Constitutional development means the evolution and development of the Chief Executive and Legislative Council elections and universal suffrage. The legal bases for this are the Basic Law and the decision of the Standing Committee of the National People's Congress in December, 2007.
Article 45 of the Basic Law is the fundamental legal basis for electing the Chief Executive. It stipulates that the Chief Executive shall be selected by election or through consultations held locally and be appointed by the Central People's Government. The ultimate aim is the selection of the Chief Executive by universal suffrage upon nomination by a broadly representative nominating committee in accordance with democratic procedures.

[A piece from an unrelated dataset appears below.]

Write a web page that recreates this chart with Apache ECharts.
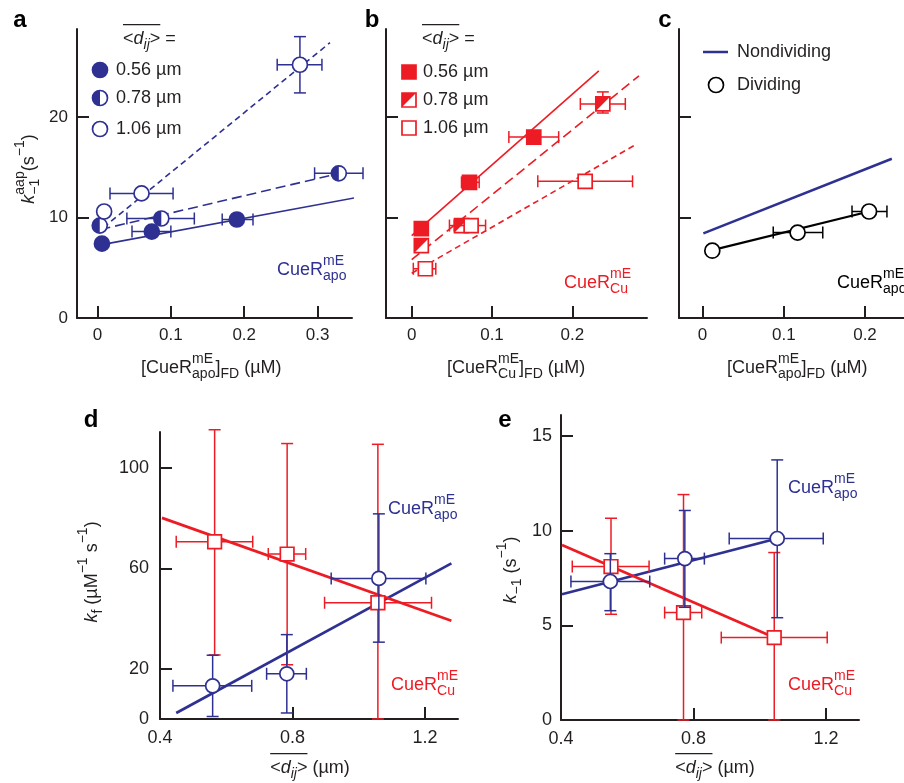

A leader of any nation or region is first defined as a political figure, and he or she should and must have his or her political stand. An election of political leaders should include review of the candidates' political standards. Loving and being loyal to one's country is a basic political standard in international practice, as well as the minimal political requirement from the perspective of national sovereignty. The central government's political standard of "love the country, love Hong Kong" required of the candidates for Chief Executive is determined by Hong Kong's status in China's constitutional system, the relationship between the central government and Hong Kong as well as the special identity of the Chief Executive, which is also stipulated by the Basic Law.
Hong Kong is China's territory. It is not an independent political entity. Hong Kong is subject to China's Constitution and the Basic Law and is under the direct jurisdiction of the central government, which has the obligation to safeguard national sovereignty and national interests.
The Basic Law clearly stipulates that the central government has the right of appointment and right of supervision of Hong Kong's Chief Executive and other senior officials, which of course includes making political demands of the Chief Executive. The Chief Executive is not only the top leader of Hong Kong, but also an official appointed by the central government with the responsibility of implementing the Basic Law in Hong Kong and has the obligation of obeying instructions from the central government. The Chief Executive is the political bridge between the central government and Hong Kong.